In any case: either your identity is completely and utterly up for grabs, or you've invested a lot of time (and possibly money) in a very complicated (though probably very pretty) infrastructure which is now completely obsolete.

At the same time, my trusty text file on its encrypted volume (with its backup on dead tree stored somewhere physically secure) celebrates its tenth birthday and still works as well as the day it started as an empty file.

I'll stick to "Web 0.9", thank you. I don't think I could handle the stressful life of "developing for the web". It's so much more relaxing in the kernel, where standards develop at glacial speeds. bliss.

It's good for low security stuff such as commenting on blogs.
Besides nobody says you have to use passwords with OpenID.

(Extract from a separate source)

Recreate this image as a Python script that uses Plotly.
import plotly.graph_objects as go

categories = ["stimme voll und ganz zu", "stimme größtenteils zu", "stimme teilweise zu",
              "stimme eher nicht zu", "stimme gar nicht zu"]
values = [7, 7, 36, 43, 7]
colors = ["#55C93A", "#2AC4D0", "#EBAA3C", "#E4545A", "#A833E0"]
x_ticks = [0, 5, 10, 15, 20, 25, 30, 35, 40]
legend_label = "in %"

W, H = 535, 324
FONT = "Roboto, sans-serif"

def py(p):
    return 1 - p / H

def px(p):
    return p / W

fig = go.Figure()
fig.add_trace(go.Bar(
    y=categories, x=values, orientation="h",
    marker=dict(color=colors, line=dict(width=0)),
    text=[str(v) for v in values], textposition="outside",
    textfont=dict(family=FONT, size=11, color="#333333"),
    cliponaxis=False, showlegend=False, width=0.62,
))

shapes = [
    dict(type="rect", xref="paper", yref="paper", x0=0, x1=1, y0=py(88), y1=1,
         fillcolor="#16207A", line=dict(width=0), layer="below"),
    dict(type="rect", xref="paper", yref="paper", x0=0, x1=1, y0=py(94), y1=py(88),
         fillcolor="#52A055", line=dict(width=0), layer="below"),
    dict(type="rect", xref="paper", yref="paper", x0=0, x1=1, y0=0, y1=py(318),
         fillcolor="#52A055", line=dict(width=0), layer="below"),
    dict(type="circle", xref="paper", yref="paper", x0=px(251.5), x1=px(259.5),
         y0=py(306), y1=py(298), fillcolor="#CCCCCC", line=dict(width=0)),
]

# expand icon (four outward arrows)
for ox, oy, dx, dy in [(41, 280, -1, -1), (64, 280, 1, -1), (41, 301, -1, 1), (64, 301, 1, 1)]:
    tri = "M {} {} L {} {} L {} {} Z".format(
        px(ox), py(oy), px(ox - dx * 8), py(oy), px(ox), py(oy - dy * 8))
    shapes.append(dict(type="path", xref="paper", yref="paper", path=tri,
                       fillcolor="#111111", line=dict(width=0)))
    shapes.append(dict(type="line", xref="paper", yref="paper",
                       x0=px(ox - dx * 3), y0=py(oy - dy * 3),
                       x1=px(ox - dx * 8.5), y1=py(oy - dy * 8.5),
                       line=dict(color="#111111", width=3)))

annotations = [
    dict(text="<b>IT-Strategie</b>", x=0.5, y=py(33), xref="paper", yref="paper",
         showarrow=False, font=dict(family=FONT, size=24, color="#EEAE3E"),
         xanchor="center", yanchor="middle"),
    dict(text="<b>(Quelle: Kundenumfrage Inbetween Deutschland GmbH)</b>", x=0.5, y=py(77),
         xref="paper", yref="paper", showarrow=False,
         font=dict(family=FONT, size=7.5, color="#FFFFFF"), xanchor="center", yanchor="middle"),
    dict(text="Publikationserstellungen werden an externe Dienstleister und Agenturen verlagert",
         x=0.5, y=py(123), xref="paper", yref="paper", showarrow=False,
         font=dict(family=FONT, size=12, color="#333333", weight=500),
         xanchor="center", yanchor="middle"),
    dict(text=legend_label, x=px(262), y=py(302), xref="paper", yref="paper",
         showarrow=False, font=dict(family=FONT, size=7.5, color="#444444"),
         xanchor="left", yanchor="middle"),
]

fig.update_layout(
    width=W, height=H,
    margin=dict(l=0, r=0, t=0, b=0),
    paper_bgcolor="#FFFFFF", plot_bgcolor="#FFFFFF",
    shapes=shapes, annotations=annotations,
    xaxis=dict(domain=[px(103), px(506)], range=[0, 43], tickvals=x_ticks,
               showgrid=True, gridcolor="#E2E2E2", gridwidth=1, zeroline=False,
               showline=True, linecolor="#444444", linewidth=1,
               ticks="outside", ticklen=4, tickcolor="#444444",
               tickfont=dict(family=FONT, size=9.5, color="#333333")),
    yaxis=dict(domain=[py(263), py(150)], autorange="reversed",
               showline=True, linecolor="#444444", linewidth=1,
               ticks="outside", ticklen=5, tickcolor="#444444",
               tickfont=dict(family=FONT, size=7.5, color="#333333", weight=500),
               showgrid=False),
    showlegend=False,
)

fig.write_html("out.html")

It's perfectly possible to use other means of authentication,
such as InfoCards , gpg keys, whatever...

Posted by TimothyP at Sun Jun 15 13:09:54 2008
I don't know how OpenID in particular works, but other "centralized" authentication frameworks (like Kerberos, for example) don't necessarily put your password at risk if one of the sites that use it gets compromised, because those sites/servers merely exchange (short-lived) "tickets" with the central server and never see your password themselves.

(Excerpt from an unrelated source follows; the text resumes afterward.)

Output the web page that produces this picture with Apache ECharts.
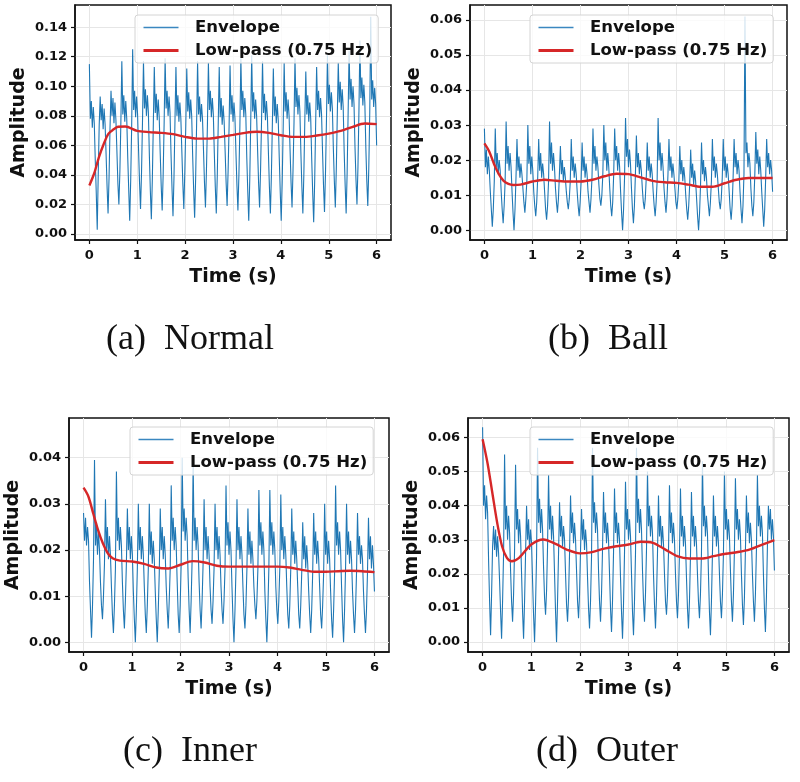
<!DOCTYPE html>
<html>
<head>
<meta charset="utf-8">
<script src="https://cdn.jsdelivr.net/npm/echarts@6/dist/echarts.min.js"></script>
<style>html,body{margin:0;padding:0;background:#fff;}#c{width:800px;height:782px;}</style>
</head>
<body>
<div id="c"></div>
<script>
// ---- data ----
const captions = ['(a)  Normal', '(b)  Ball', '(c)  Inner', '(d)  Outer'];
const seriesNames = ['Envelope', 'Low-pass (0.75 Hz)'];
const xTicks = [0, 1, 2, 3, 4, 5, 6];
const yTicksA = [0, 0.02, 0.04, 0.06, 0.08, 0.10, 0.12, 0.14];
const yTicksB = [0, 0.01, 0.02, 0.03, 0.04, 0.05, 0.06];
const yTicksC = [0, 0.01, 0.02, 0.03, 0.04];
const yTicksD = [0, 0.01, 0.02, 0.03, 0.04, 0.05, 0.06];
const duration = 6; // seconds spanned by the envelope samples

// envelope samples (evenly spaced over 0..6 s), one line per modulation cycle
const envA = [
.115,.078,.090,.072,.086,.075,.050,.028,.003,.040,.074,
.093,.077,.088,.071,.085,.074,.054,.032,.014,.038,.072,
.097,.080,.092,.075,.089,.077,.056,.034,.020,.042,.075,
.117,.081,.094,.076,.090,.078,.052,.030,.009,.036,.073,
.125,.084,.097,.079,.093,.081,.057,.035,.017,.041,.076,
.117,.085,.098,.080,.094,.082,.053,.029,.010,.037,.074,
.113,.082,.095,.077,.091,.079,.055,.033,.016,.040,.075,
.119,.085,.097,.080,.093,.082,.054,.031,.012,.038,.076,
.113,.080,.094,.076,.089,.078,.056,.034,.017,.042,.073,
.112,.083,.096,.078,.091,.080,.053,.030,.011,.037,.074,
.117,.081,.093,.076,.088,.078,.057,.035,.018,.043,.074,
.116,.084,.097,.079,.092,.081,.055,.032,.014,.039,.075,
.113,.079,.092,.074,.087,.076,.056,.035,.019,.042,.072,
.114,.081,.094,.076,.089,.078,.055,.033,.016,.040,.073,
.119,.084,.097,.079,.092,.081,.052,.029,.009,.036,.075,
.121,.083,.096,.078,.091,.080,.057,.035,.018,.043,.076,
.117,.082,.095,.077,.090,.079,.055,.032,.014,.039,.074,
.112,.080,.093,.075,.088,.077,.052,.029,.009,.035,.072,
.116,.083,.096,.078,.091,.080,.057,.035,.018,.043,.075,
.119,.086,.099,.081,.094,.083,.055,.032,.014,.040,.077,
.110,.081,.094,.076,.089,.078,.051,.028,.008,.035,.074,
.113,.084,.097,.079,.092,.081,.056,.033,.015,.041,.077,
.121,.088,.101,.083,.096,.085,.058,.036,.018,.044,.080,
.116,.089,.103,.084,.098,.086,.056,.033,.014,.041,.081,
.124,.091,.105,.086,.100,.088,.059,.037,.020,.045,.083,
.131,.092,.106,.087,.101,.089,.059,.036,.019,.044,.082,
.147,.091,.104,.086,.099,.088,.060
];
const envB = [
.029,.018,.023,.016,.021,.017,.011,.006,.001,.006,.014,
.029,.018,.022,.016,.020,.017,.011,.006,.002,.007,.014,
.031,.019,.024,.017,.022,.018,.011,.005,.000,.006,.015,
.026,.017,.021,.015,.019,.016,.012,.008,.005,.009,.014,
.030,.019,.024,.016,.021,.017,.011,.007,.004,.008,.015,
.026,.017,.022,.015,.019,.016,.011,.006,.003,.007,.014,
.031,.019,.025,.017,.022,.018,.012,.008,.005,.009,.016,
.024,.016,.020,.014,.018,.015,.011,.008,.006,.009,.014,
.026,.017,.021,.015,.019,.016,.011,.007,.004,.008,.014,
.025,.017,.021,.015,.019,.016,.011,.008,.005,.009,.015,
.029,.019,.024,.017,.021,.018,.013,.009,.007,.010,.016,
.030,.020,.025,.017,.022,.018,.012,.007,.004,.008,.016,
.029,.020,.024,.017,.022,.018,.011,.005,.000,.006,.015,
.032,.021,.026,.018,.023,.019,.012,.006,.002,.007,.016,
.027,.018,.022,.016,.020,.017,.012,.008,.006,.009,.015,
.025,.017,.021,.015,.019,.016,.011,.007,.004,.008,.014,
.032,.020,.025,.017,.022,.018,.012,.008,.005,.009,.016,
.026,.017,.021,.015,.019,.016,.012,.008,.006,.009,.014,
.024,.016,.020,.014,.018,.015,.010,.006,.003,.007,.013,
.023,.015,.019,.013,.017,.014,.009,.004,.000,.005,.013,
.025,.016,.020,.014,.018,.015,.010,.007,.004,.008,.014,
.026,.017,.021,.015,.019,.016,.012,.008,.006,.009,.015,
.026,.017,.021,.015,.019,.016,.011,.006,.003,.007,.015,
.026,.018,.022,.016,.020,.017,.011,.006,.002,.007,.016,
.061,.022,.025,.018,.022,.019,.012,.007,.004,.008,.016,
.028,.019,.023,.016,.021,.017,.011,.006,.001,.006,.015,
.026,.018,.022,.016,.020,.017,.011
];
const envC = [
.028,.022,.027,.021,.025,.022,.013,.007,.001,.008,.018,
.0395,.021,.026,.019,.024,.020,.013,.008,.005,.010,.017,
.031,.020,.025,.018,.023,.019,.012,.006,.002,.008,.016,
.037,.022,.027,.020,.025,.021,.013,.007,.003,.009,.017,
.029,.020,.025,.018,.023,.019,.011,.005,.000,.007,.016,
.030,.020,.025,.018,.023,.019,.012,.006,.002,.008,.016,
.030,.019,.024,.017,.022,.018,.011,.005,.000,.007,.015,
.029,.020,.025,.018,.023,.019,.012,.007,.003,.009,.016,
.034,.022,.027,.020,.025,.021,.013,.006,.002,.008,.017,
.040,.024,.029,.022,.027,.023,.014,.007,.002,.009,.018,
.039,.022,.027,.020,.025,.021,.013,.007,.003,.009,.017,
.031,.020,.025,.018,.023,.019,.012,.007,.004,.009,.016,
.030,.020,.025,.018,.023,.019,.012,.007,.004,.009,.016,
.034,.021,.026,.019,.024,.020,.012,.005,.000,.007,.016,
.031,.020,.025,.018,.023,.019,.012,.006,.003,.008,.016,
.029,.019,.024,.017,.022,.018,.012,.008,.005,.009,.016,
.033,.021,.026,.019,.024,.020,.011,.005,.000,.007,.016,
.033,.021,.026,.019,.024,.020,.012,.007,.004,.009,.016,
.032,.020,.025,.018,.023,.019,.012,.006,.003,.008,.016,
.029,.019,.024,.017,.022,.018,.012,.006,.003,.008,.015,
.026,.018,.023,.016,.021,.017,.011,.006,.002,.007,.015,
.028,.019,.024,.017,.022,.018,.012,.006,.003,.008,.015,
.030,.019,.024,.017,.022,.018,.011,.005,.001,.007,.015,
.034,.021,.026,.019,.024,.020,.012,.005,.000,.007,.016,
.030,.019,.024,.017,.022,.018,.011,.006,.002,.007,.015,
.028,.019,.023,.017,.021,.018,.011,.006,.002,.007,.015,
.027,.018,.023,.016,.021,.017,.011
];
const envD = [
.063,.040,.046,.036,.043,.038,.024,.012,.002,.014,.028,
.034,.027,.033,.025,.031,.026,.018,.009,.001,.012,.026,
.055,.033,.040,.030,.037,.032,.021,.012,.006,.014,.027,
.052,.033,.039,.029,.036,.031,.020,.009,.001,.012,.026,
.040,.030,.036,.027,.033,.029,.018,.008,.000,.011,.025,
.057,.035,.042,.032,.039,.033,.022,.013,.008,.015,.028,
.049,.033,.040,.030,.037,.031,.020,.009,.000,.012,.026,
.041,.031,.037,.028,.034,.030,.020,.011,.006,.013,.026,
.043,.032,.038,.029,.035,.030,.021,.012,.007,.014,.027,
.039,.030,.036,.027,.033,.029,.019,.010,.004,.012,.025,
.057,.035,.041,.032,.038,.033,.021,.012,.006,.014,.027,
.044,.032,.038,.029,.035,.030,.020,.010,.003,.012,.026,
.045,.032,.038,.029,.035,.030,.019,.009,.001,.011,.026,
.047,.033,.039,.030,.036,.031,.020,.009,.002,.012,.026,
.057,.035,.042,.032,.039,.033,.021,.012,.006,.014,.027,
.050,.034,.040,.031,.037,.032,.020,.011,.004,.013,.026,
.043,.031,.037,.028,.034,.029,.020,.012,.008,.014,.026,
.046,.032,.038,.029,.035,.030,.020,.012,.007,.014,.026,
.045,.031,.037,.028,.034,.029,.019,.010,.004,.012,.025,
.044,.031,.037,.028,.034,.029,.020,.012,.007,.014,.026,
.053,.034,.040,.031,.037,.032,.020,.009,.002,.012,.026,
.043,.031,.037,.028,.034,.029,.020,.012,.007,.014,.026,
.050,.033,.039,.030,.036,.031,.021,.012,.006,.014,.027,
.048,.033,.039,.030,.036,.031,.020,.011,.005,.013,.027,
.043,.032,.038,.029,.035,.030,.020,.012,.006,.014,.027,
.049,.034,.040,.031,.037,.032,.020,.010,.003,.013,.028,
.040,.033,.039,.030,.036,.031,.021
];

// low-pass curves, sampled at lpT
const lpT = [0,0.1,0.2,0.3,0.4,0.5,0.6,0.75,1,1.25,1.5,1.75,2,2.25,2.5,2.75,3,3.25,3.5,3.75,4,4.25,4.5,4.75,5,5.25,5.5,5.75,6];
const lpA = [0.0329,0.041,0.052,0.061,0.068,0.0707,0.0726,0.0728,0.0698,0.069,0.0685,0.0676,0.0658,0.0646,0.0646,0.0658,0.0671,0.0685,0.0692,0.0685,0.0669,0.0658,0.0658,0.0667,0.068,0.0698,0.0726,0.0748,0.0744];
const lpB = [0.0248,0.0225,0.0189,0.016,0.0141,0.0132,0.0129,0.013,0.0139,0.0144,0.0141,0.0139,0.0139,0.0144,0.0154,0.0161,0.016,0.0151,0.0141,0.0137,0.0135,0.013,0.0124,0.0124,0.0134,0.0144,0.0149,0.0149,0.0149];
const lpC = [0.0335,0.0316,0.0279,0.0243,0.0214,0.0193,0.0182,0.0177,0.0175,0.017,0.0162,0.016,0.0168,0.0176,0.0173,0.0166,0.0164,0.0164,0.0164,0.0164,0.0164,0.0162,0.0157,0.0153,0.0153,0.0154,0.0155,0.0154,0.0152];
const lpD = [0.0595,0.0526,0.0438,0.035,0.0281,0.0247,0.0237,0.0247,0.0286,0.0301,0.0288,0.027,0.026,0.0264,0.0274,0.0281,0.0286,0.0294,0.0291,0.0272,0.0252,0.0245,0.0245,0.0252,0.0259,0.0264,0.0272,0.0286,0.0299];

// ---- layout ----
const FONT = 'DejaVu Sans';
const panels = [
  {env: envA, lp: lpA, yTicks: yTicksA, ymin: -0.004, ymax: 0.155, grid: {left: 75, top: 5, width: 316, height: 235}, legend: {left: 135, top: 15}, cap: [190, 340]},
  {env: envB, lp: lpB, yTicks: yTicksB, ymin: -0.0028, ymax: 0.0643, grid: {left: 470, top: 5, width: 317, height: 235}, legend: {left: 530, top: 15}, cap: [608, 340]},
  {env: envC, lp: lpC, yTicks: yTicksC, ymin: -0.0021, ymax: 0.0486, grid: {left: 69, top: 418, width: 320, height: 234}, legend: {left: 130, top: 427}, cap: [190, 752]},
  {env: envD, lp: lpD, yTicks: yTicksD, ymin: -0.0029, ymax: 0.0657, grid: {left: 468, top: 418, width: 321, height: 234}, legend: {left: 530, top: 427}, cap: [607, 752]}
];

const grids = [], xAxes = [], yAxes = [], series = [], legends = [], graphics = [];
const hidden = {color: 'rgba(0,0,0,0)', borderWidth: 0, opacity: 0};
panels.forEach((p, i) => {
  grids.push(Object.assign({show: true, borderColor: '#111', borderWidth: 1.5, backgroundColor: '#fff'}, p.grid));
  const tickLabel = {fontFamily: FONT, fontWeight: 'bold', fontSize: 13, color: '#111'};
  xAxes.push({
    gridIndex: i, type: 'value', min: -0.3, max: 6.3,
    name: 'Time (s)', nameLocation: 'middle', nameGap: 28,
    nameTextStyle: {fontFamily: FONT, fontWeight: 'bold', fontSize: 19, color: '#111'},
    axisLine: {onZero: false, lineStyle: {color: '#111', width: 1.5}},
    axisTick: {show: true, length: 4, lineStyle: {color: '#111', width: 1.2}, customValues: xTicks},
    axisLabel: Object.assign({customValues: xTicks, margin: 9, formatter: v => String(Math.round(v))}, tickLabel),
    splitLine: {show: true, lineStyle: {color: '#e6e6e6', width: 1}}
  });
  yAxes.push({
    gridIndex: i, type: 'value', min: p.ymin, max: p.ymax,
    name: 'Amplitude', nameLocation: 'middle', nameGap: 46,
    nameTextStyle: {fontFamily: FONT, fontWeight: 'bold', fontSize: 19, color: '#111'},
    axisLine: {onZero: false, lineStyle: {color: '#111', width: 1.5}},
    axisTick: {show: true, length: 4, lineStyle: {color: '#111', width: 1.2}, customValues: p.yTicks},
    axisLabel: Object.assign({customValues: p.yTicks, margin: 8, formatter: v => v.toFixed(2)}, tickLabel),
    splitLine: {show: true, lineStyle: {color: '#e6e6e6', width: 1}}
  });
  const n = p.env.length;
  series.push({
    type: 'line', name: seriesNames[0], xAxisIndex: i, yAxisIndex: i,
    data: p.env.map((v, k) => [k * duration / (n - 1), v]),
    symbol: 'none', lineStyle: {color: '#1f77b4', width: 1.1}, itemStyle: {color: '#1f77b4'},
    z: 2, animation: false
  });
  series.push({
    type: 'line', name: seriesNames[1], xAxisIndex: i, yAxisIndex: i,
    data: lpT.map((t, k) => [t, p.lp[k]]), smooth: 0.3,
    symbol: 'none', lineStyle: {color: '#d62728', width: 2.4}, itemStyle: {color: '#d62728'},
    z: 3, animation: false
  });
  legends.push({
    left: p.legend.left, top: p.legend.top, orient: 'vertical',
    itemWidth: 35, itemHeight: 14, itemGap: 6, padding: [4, 6, 4, 7],
    backgroundColor: 'rgba(255,255,255,0.8)', borderColor: '#d4d4d4', borderWidth: 1, borderRadius: 3,
    selectedMode: false,
    formatter: name => '  ' + name,
    textStyle: {fontFamily: FONT, fontWeight: 'bold', fontSize: 16.5, color: '#111'},
    data: [
      {name: seriesNames[0], itemStyle: hidden, lineStyle: {width: 1.5, color: '#3a87c0'}},
      {name: seriesNames[1], itemStyle: hidden, lineStyle: {width: 3, color: '#d62728'}}
    ]
  });
  graphics.push({
    type: 'text', x: p.cap[0], y: p.cap[1],
    style: {text: captions[i], textAlign: 'center', textVerticalAlign: 'middle',
      font: '36px "Liberation Serif", "Times New Roman", serif', fill: '#111'}
  });
});

const chart = echarts.init(document.getElementById('c'), null, {renderer: 'canvas'});
chart.setOption({
  animation: false,
  backgroundColor: '#fff',
  grid: grids, xAxis: xAxes, yAxis: yAxes, series: series, legend: legends, graphic: graphics
});
</script>
</body>
</html>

Posted by ghen at Sun Jun 15 14:10:15 2008
TimothyP: Doesn't it strike you as being a bit disproportionate, then, to set up a complicated infrastructure simply for "low security" things like commenting on blogs?

Ghen: Well, yes - I know how Kerberos works.  Kerberos is a well-established authentication mechanism and a number of thoroughly verified implementations exist.  OpenID feels like a reinvention of Kerberos for a platform which doesn't need it.  Hence the bit about a solution looking for a problem.

With my long list of randomly generated passwords, I don't have to worry about anyone seeing my password either: the 'damage' is limited to a single site.

The only drawback of my approach is that I have a manual lookup when I need to authenticate.  This is mitigated by Mozilla's password manager which helpfully saves the passwords I want it to save.

Posted by Philip Paeps at Sun Jun 15 15:04:47 2008
I hate your fscking comment system. At least tell me which words are blacklisted, how long your timeout is for entering comments etc. I'll not repeat my rant about the captcha.
Anyway, I have this really long and interesting comment, but your comment thing rejects it.

Posted by Zombie at Sun Jun 15 22:43:19 2008
> The only drawback of my approach is that I have a manual lookup when I need to authenticate.
Have a look at pwsafe. It's in Debian and compatible with Schneier's Password Safe, it's a command-line stuff and can send the user+pwd to both clipboards (the "middle button" and the ctrl-V) in a smart way (you just paste twice and it's gone from the clipboard buffer).

For OpenID, I like it but/because I'm running my own authentication server ;-)

Posted by Philippe Teuwen at Mon Jun 16 18:53:48 2008
I second zombie.  i've already given up a couple of times before.